Exercise input
%%
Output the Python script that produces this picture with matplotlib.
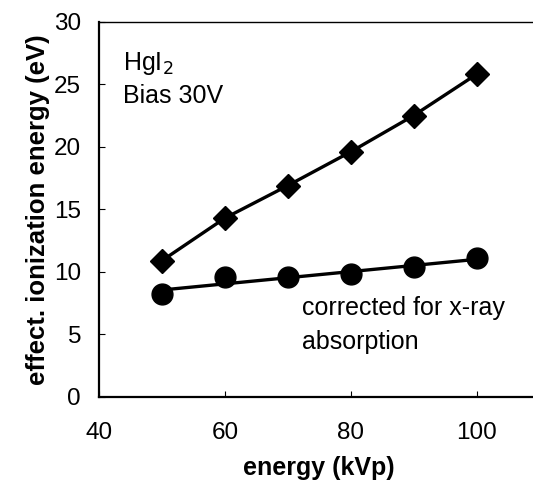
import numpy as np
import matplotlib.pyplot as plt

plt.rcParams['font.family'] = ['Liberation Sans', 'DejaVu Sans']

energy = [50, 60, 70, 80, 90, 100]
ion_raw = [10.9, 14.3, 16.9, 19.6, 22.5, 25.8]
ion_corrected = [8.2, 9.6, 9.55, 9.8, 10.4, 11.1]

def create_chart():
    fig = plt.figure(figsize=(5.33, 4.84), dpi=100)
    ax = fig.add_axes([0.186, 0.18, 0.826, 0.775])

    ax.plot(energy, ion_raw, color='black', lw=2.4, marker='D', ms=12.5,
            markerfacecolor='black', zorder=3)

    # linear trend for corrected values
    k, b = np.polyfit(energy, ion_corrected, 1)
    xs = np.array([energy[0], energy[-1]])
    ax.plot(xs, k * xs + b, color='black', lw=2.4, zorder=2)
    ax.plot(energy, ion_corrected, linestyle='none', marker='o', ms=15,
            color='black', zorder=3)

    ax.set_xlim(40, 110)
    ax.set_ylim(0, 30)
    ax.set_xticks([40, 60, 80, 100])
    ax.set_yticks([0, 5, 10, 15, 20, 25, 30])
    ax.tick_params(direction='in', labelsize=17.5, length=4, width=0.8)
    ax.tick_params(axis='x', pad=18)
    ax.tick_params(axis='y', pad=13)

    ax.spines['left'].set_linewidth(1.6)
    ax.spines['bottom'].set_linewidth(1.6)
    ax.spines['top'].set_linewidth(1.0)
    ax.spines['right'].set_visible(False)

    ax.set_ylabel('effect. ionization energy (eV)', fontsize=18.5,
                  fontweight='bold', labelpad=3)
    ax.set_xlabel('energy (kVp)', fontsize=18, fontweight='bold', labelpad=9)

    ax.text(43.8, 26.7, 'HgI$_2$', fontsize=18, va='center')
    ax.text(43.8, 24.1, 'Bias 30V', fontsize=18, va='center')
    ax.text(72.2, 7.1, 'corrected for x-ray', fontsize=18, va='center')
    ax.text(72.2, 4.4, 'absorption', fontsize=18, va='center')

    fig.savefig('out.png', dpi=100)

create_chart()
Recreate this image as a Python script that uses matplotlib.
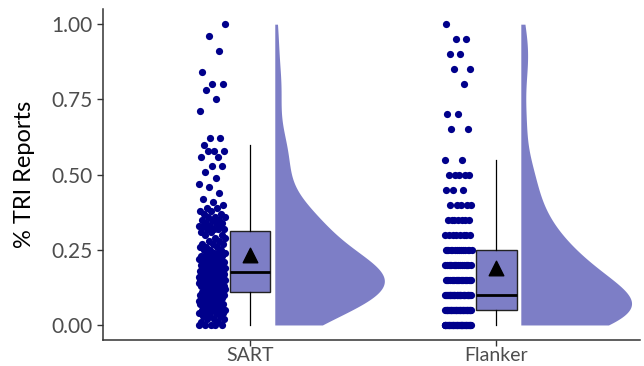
%%
Your task
Repeat only the lines from the beginning of the material through the line containing "ax.tick_params(axis='y', pad=13)", both ends kept, leaving pictures out.

Reply to the task
Output the Python script that produces this picture with matplotlib.
import numpy as np
import matplotlib.pyplot as plt

plt.rcParams['font.family'] = ['Liberation Sans', 'DejaVu Sans']

energy = [50, 60, 70, 80, 90, 100]
ion_raw = [10.9, 14.3, 16.9, 19.6, 22.5, 25.8]
ion_corrected = [8.2, 9.6, 9.55, 9.8, 10.4, 11.1]

def create_chart():
    fig = plt.figure(figsize=(5.33, 4.84), dpi=100)
    ax = fig.add_axes([0.186, 0.18, 0.826, 0.775])

    ax.plot(energy, ion_raw, color='black', lw=2.4, marker='D', ms=12.5,
            markerfacecolor='black', zorder=3)

    # linear trend for corrected values
    k, b = np.polyfit(energy, ion_corrected, 1)
    xs = np.array([energy[0], energy[-1]])
    ax.plot(xs, k * xs + b, color='black', lw=2.4, zorder=2)
    ax.plot(energy, ion_corrected, linestyle='none', marker='o', ms=15,
            color='black', zorder=3)

    ax.set_xlim(40, 110)
    ax.set_ylim(0, 30)
    ax.set_xticks([40, 60, 80, 100])
    ax.set_yticks([0, 5, 10, 15, 20, 25, 30])
    ax.tick_params(direction='in', labelsize=17.5, length=4, width=0.8)
    ax.tick_params(axis='x', pad=18)
    ax.tick_params(axis='y', pad=13)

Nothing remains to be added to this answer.